## TASK BRIEF
Retype all material exactly. Pictures stay out of the copy.

(Raw records)
___

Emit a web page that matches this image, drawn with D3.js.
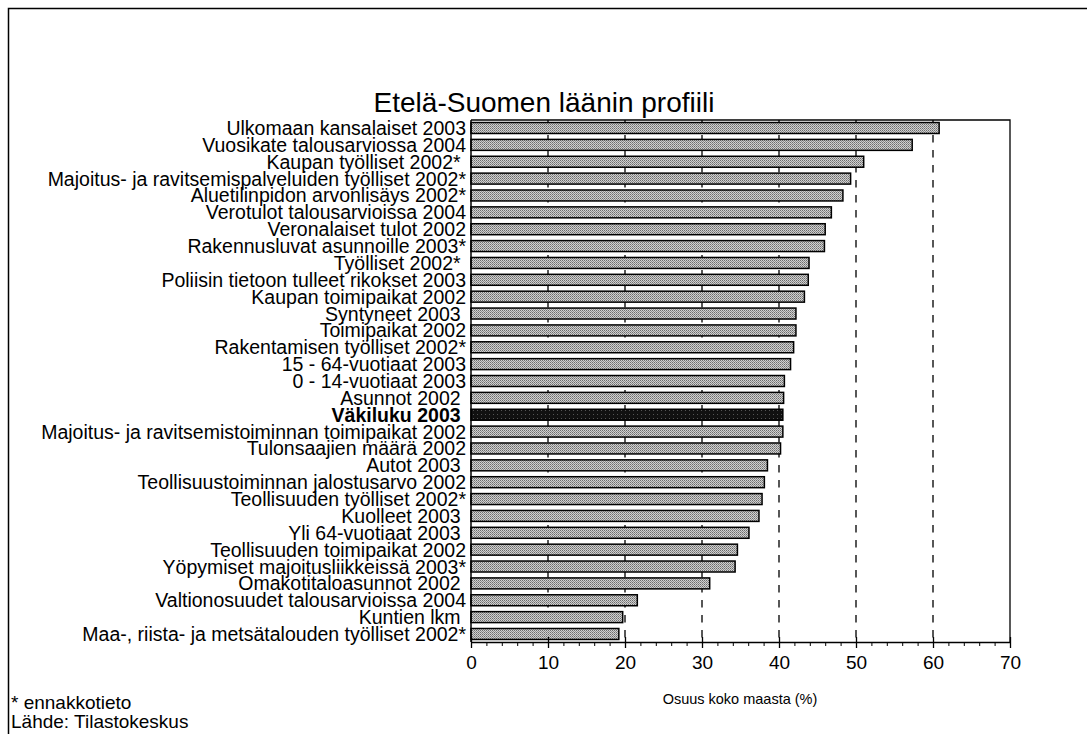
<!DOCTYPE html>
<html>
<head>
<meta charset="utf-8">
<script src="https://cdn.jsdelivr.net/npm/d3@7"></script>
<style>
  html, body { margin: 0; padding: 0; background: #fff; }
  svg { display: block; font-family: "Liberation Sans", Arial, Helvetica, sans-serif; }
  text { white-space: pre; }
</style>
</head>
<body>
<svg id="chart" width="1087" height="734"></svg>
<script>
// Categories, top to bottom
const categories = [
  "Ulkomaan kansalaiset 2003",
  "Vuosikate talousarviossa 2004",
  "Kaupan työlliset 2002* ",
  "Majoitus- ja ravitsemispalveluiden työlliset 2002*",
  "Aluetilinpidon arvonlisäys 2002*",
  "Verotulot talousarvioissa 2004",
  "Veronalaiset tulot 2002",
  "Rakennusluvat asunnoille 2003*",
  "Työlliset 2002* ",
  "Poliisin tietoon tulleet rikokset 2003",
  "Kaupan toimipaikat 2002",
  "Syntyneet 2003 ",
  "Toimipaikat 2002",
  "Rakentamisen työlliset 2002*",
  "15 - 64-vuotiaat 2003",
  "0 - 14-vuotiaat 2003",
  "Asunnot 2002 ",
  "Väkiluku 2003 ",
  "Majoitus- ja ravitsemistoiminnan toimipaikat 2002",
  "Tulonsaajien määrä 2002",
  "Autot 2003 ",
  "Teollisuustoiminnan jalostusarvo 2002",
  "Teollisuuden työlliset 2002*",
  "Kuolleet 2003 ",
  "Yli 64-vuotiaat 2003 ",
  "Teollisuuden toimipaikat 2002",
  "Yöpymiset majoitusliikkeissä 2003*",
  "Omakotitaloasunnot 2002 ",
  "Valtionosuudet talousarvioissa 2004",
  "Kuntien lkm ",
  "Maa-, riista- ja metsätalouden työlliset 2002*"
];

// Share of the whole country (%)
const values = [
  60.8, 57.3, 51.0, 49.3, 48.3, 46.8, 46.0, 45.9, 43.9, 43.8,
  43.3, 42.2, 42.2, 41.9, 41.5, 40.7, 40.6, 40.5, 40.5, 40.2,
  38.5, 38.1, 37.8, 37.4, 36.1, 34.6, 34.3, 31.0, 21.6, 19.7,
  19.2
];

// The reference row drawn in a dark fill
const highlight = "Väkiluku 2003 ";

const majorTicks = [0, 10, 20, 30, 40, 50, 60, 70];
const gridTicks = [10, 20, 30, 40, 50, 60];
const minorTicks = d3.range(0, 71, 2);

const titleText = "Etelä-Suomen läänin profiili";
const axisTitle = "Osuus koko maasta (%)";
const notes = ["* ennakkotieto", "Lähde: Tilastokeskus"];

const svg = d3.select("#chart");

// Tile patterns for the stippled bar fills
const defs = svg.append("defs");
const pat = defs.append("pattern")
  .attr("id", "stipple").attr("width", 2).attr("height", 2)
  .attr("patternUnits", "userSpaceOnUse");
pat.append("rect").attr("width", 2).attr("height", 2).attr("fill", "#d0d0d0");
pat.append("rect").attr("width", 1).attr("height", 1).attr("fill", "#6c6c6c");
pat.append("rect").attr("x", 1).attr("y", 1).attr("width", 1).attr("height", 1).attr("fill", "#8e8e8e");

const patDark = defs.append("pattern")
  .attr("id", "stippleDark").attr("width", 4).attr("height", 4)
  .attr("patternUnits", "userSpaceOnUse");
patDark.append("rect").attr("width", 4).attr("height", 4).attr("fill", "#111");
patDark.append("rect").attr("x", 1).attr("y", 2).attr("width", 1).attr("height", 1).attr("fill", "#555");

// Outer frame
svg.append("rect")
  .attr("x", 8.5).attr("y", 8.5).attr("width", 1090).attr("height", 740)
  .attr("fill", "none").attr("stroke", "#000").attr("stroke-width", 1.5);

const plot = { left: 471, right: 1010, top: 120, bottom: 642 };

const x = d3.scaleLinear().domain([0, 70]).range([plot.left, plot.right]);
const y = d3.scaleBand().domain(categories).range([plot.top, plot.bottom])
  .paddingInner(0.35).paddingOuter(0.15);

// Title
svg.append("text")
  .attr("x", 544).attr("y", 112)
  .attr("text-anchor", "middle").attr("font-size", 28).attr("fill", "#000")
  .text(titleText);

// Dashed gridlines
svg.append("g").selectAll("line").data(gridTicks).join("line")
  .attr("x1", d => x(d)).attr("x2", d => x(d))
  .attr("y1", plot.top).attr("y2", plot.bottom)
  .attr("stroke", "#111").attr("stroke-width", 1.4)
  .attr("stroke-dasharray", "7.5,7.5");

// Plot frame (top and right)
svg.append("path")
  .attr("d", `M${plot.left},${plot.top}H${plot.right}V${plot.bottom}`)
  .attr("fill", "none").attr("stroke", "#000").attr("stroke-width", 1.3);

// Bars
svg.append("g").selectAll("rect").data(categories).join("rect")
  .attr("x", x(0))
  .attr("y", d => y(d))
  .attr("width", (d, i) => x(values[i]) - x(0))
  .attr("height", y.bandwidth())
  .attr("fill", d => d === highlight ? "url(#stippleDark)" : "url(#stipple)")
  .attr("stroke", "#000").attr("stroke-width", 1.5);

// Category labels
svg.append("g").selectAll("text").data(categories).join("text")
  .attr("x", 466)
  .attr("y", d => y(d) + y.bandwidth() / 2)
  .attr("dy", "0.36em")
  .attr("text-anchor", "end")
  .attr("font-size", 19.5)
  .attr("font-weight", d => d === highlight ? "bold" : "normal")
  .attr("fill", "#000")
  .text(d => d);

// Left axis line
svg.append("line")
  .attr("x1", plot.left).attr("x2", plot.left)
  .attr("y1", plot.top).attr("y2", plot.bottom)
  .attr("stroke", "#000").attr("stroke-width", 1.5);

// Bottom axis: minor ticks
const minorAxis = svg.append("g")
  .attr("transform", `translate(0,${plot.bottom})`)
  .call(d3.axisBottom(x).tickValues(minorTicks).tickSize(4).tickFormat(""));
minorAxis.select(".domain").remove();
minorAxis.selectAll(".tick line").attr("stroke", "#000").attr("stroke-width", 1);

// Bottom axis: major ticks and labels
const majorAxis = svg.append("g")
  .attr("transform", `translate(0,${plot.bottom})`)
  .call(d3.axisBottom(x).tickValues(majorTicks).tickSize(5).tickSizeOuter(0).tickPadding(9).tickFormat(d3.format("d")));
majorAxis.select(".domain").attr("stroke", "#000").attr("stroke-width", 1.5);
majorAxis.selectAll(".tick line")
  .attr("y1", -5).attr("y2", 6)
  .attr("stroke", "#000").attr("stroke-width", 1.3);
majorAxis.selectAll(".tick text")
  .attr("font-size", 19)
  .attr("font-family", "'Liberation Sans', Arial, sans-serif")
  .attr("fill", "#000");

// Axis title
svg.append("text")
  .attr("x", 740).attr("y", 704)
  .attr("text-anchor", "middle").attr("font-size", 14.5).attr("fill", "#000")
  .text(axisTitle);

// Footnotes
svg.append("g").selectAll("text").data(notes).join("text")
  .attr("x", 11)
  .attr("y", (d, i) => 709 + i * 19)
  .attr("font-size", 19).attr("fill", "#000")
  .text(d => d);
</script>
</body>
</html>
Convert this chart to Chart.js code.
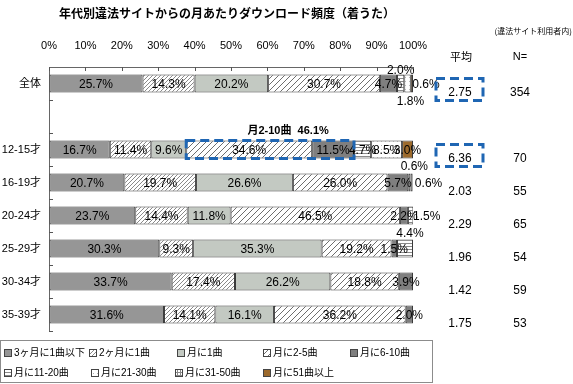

___

## SOLUTION TO THIS PROBLEM
Emit a web page that matches this image, drawn with D3.js.
<!DOCTYPE html>
<html>
<head>
<meta charset="utf-8">
<script src="https://cdn.jsdelivr.net/npm/d3@7"></script>
<style>
  html, body { margin: 0; padding: 0; background: #fff; }
  svg { display: block; font-family: "Liberation Sans", Arial, Helvetica, sans-serif; }
  text { white-space: pre; }
</style>
</head>
<body>
<svg id="chart" width="1087" height="734"></svg>
<script>
// Categories, top to bottom
const categories = [
  "Ulkomaan kansalaiset 2003",
  "Vuosikate talousarviossa 2004",
  "Kaupan työlliset 2002* ",
  "Majoitus- ja ravitsemispalveluiden työlliset 2002*",
  "Aluetilinpidon arvonlisäys 2002*",
  "Verotulot talousarvioissa 2004",
  "Veronalaiset tulot 2002",
  "Rakennusluvat asunnoille 2003*",
  "Työlliset 2002* ",
  "Poliisin tietoon tulleet rikokset 2003",
  "Kaupan toimipaikat 2002",
  "Syntyneet 2003 ",
  "Toimipaikat 2002",
  "Rakentamisen työlliset 2002*",
  "15 - 64-vuotiaat 2003",
  "0 - 14-vuotiaat 2003",
  "Asunnot 2002 ",
  "Väkiluku 2003 ",
  "Majoitus- ja ravitsemistoiminnan toimipaikat 2002",
  "Tulonsaajien määrä 2002",
  "Autot 2003 ",
  "Teollisuustoiminnan jalostusarvo 2002",
  "Teollisuuden työlliset 2002*",
  "Kuolleet 2003 ",
  "Yli 64-vuotiaat 2003 ",
  "Teollisuuden toimipaikat 2002",
  "Yöpymiset majoitusliikkeissä 2003*",
  "Omakotitaloasunnot 2002 ",
  "Valtionosuudet talousarvioissa 2004",
  "Kuntien lkm ",
  "Maa-, riista- ja metsätalouden työlliset 2002*"
];

// Share of the whole country (%)
const values = [
  60.8, 57.3, 51.0, 49.3, 48.3, 46.8, 46.0, 45.9, 43.9, 43.8,
  43.3, 42.2, 42.2, 41.9, 41.5, 40.7, 40.6, 40.5, 40.5, 40.2,
  38.5, 38.1, 37.8, 37.4, 36.1, 34.6, 34.3, 31.0, 21.6, 19.7,
  19.2
];

// The reference row drawn in a dark fill
const highlight = "Väkiluku 2003 ";

const majorTicks = [0, 10, 20, 30, 40, 50, 60, 70];
const gridTicks = [10, 20, 30, 40, 50, 60];
const minorTicks = d3.range(0, 71, 2);

const titleText = "Etelä-Suomen läänin profiili";
const axisTitle = "Osuus koko maasta (%)";
const notes = ["* ennakkotieto", "Lähde: Tilastokeskus"];

const svg = d3.select("#chart");

// Tile patterns for the stippled bar fills
const defs = svg.append("defs");
const pat = defs.append("pattern")
  .attr("id", "stipple").attr("width", 2).attr("height", 2)
  .attr("patternUnits", "userSpaceOnUse");
pat.append("rect").attr("width", 2).attr("height", 2).attr("fill", "#d0d0d0");
pat.append("rect").attr("width", 1).attr("height", 1).attr("fill", "#6c6c6c");
pat.append("rect").attr("x", 1).attr("y", 1).attr("width", 1).attr("height", 1).attr("fill", "#8e8e8e");

const patDark = defs.append("pattern")
  .attr("id", "stippleDark").attr("width", 4).attr("height", 4)
  .attr("patternUnits", "userSpaceOnUse");
patDark.append("rect").attr("width", 4).attr("height", 4).attr("fill", "#111");
patDark.append("rect").attr("x", 1).attr("y", 2).attr("width", 1).attr("height", 1).attr("fill", "#555");

// Outer frame
svg.append("rect")
  .attr("x", 8.5).attr("y", 8.5).attr("width", 1090).attr("height", 740)
  .attr("fill", "none").attr("stroke", "#000").attr("stroke-width", 1.5);

const plot = { left: 471, right: 1010, top: 120, bottom: 642 };

const x = d3.scaleLinear().domain([0, 70]).range([plot.left, plot.right]);
const y = d3.scaleBand().domain(categories).range([plot.top, plot.bottom])
  .paddingInner(0.35).paddingOuter(0.15);

// Title
svg.append("text")
  .attr("x", 544).attr("y", 112)
  .attr("text-anchor", "middle").attr("font-size", 28).attr("fill", "#000")
  .text(titleText);

// Dashed gridlines
svg.append("g").selectAll("line").data(gridTicks).join("line")
  .attr("x1", d => x(d)).attr("x2", d => x(d))
  .attr("y1", plot.top).attr("y2", plot.bottom)
  .attr("stroke", "#111").attr("stroke-width", 1.4)
  .attr("stroke-dasharray", "7.5,7.5");

// Plot frame (top and right)
svg.append("path")
  .attr("d", `M${plot.left},${plot.top}H${plot.right}V${plot.bottom}`)
  .attr("fill", "none").attr("stroke", "#000").attr("stroke-width", 1.3);

// Bars
svg.append("g").selectAll("rect").data(categories).join("rect")
  .attr("x", x(0))
  .attr("y", d => y(d))
  .attr("width", (d, i) => x(values[i]) - x(0))
  .attr("height", y.bandwidth())
  .attr("fill", d => d === highlight ? "url(#stippleDark)" : "url(#stipple)")
  .attr("stroke", "#000").attr("stroke-width", 1.5);

// Category labels
svg.append("g").selectAll("text").data(categories).join("text")
  .attr("x", 466)
  .attr("y", d => y(d) + y.bandwidth() / 2)
  .attr("dy", "0.36em")
  .attr("text-anchor", "end")
  .attr("font-size", 19.5)
  .attr("font-weight", d => d === highlight ? "bold" : "normal")
  .attr("fill", "#000")
  .text(d => d);

// Left axis line
svg.append("line")
  .attr("x1", plot.left).attr("x2", plot.left)
  .attr("y1", plot.top).attr("y2", plot.bottom)
  .attr("stroke", "#000").attr("stroke-width", 1.5);

// Bottom axis: minor ticks
const minorAxis = svg.append("g")
  .attr("transform", `translate(0,${plot.bottom})`)
  .call(d3.axisBottom(x).tickValues(minorTicks).tickSize(4).tickFormat(""));
minorAxis.select(".domain").remove();
minorAxis.selectAll(".tick line").attr("stroke", "#000").attr("stroke-width", 1);

// Bottom axis: major ticks and labels
const majorAxis = svg.append("g")
  .attr("transform", `translate(0,${plot.bottom})`)
  .call(d3.axisBottom(x).tickValues(majorTicks).tickSize(5).tickSizeOuter(0).tickPadding(9).tickFormat(d3.format("d")));
majorAxis.select(".domain").attr("stroke", "#000").attr("stroke-width", 1.5);
majorAxis.selectAll(".tick line")
  .attr("y1", -5).attr("y2", 6)
  .attr("stroke", "#000").attr("stroke-width", 1.3);
majorAxis.selectAll(".tick text")
  .attr("font-size", 19)
  .attr("font-family", "'Liberation Sans', Arial, sans-serif")
  .attr("fill", "#000");

// Axis title
svg.append("text")
  .attr("x", 740).attr("y", 704)
  .attr("text-anchor", "middle").attr("font-size", 14.5).attr("fill", "#000")
  .text(axisTitle);

// Footnotes
svg.append("g").selectAll("text").data(notes).join("text")
  .attr("x", 11)
  .attr("y", (d, i) => 709 + i * 19)
  .attr("font-size", 19).attr("fill", "#000")
  .text(d => d);
</script>
</body>
</html>
Convert this chart to Chart.js code.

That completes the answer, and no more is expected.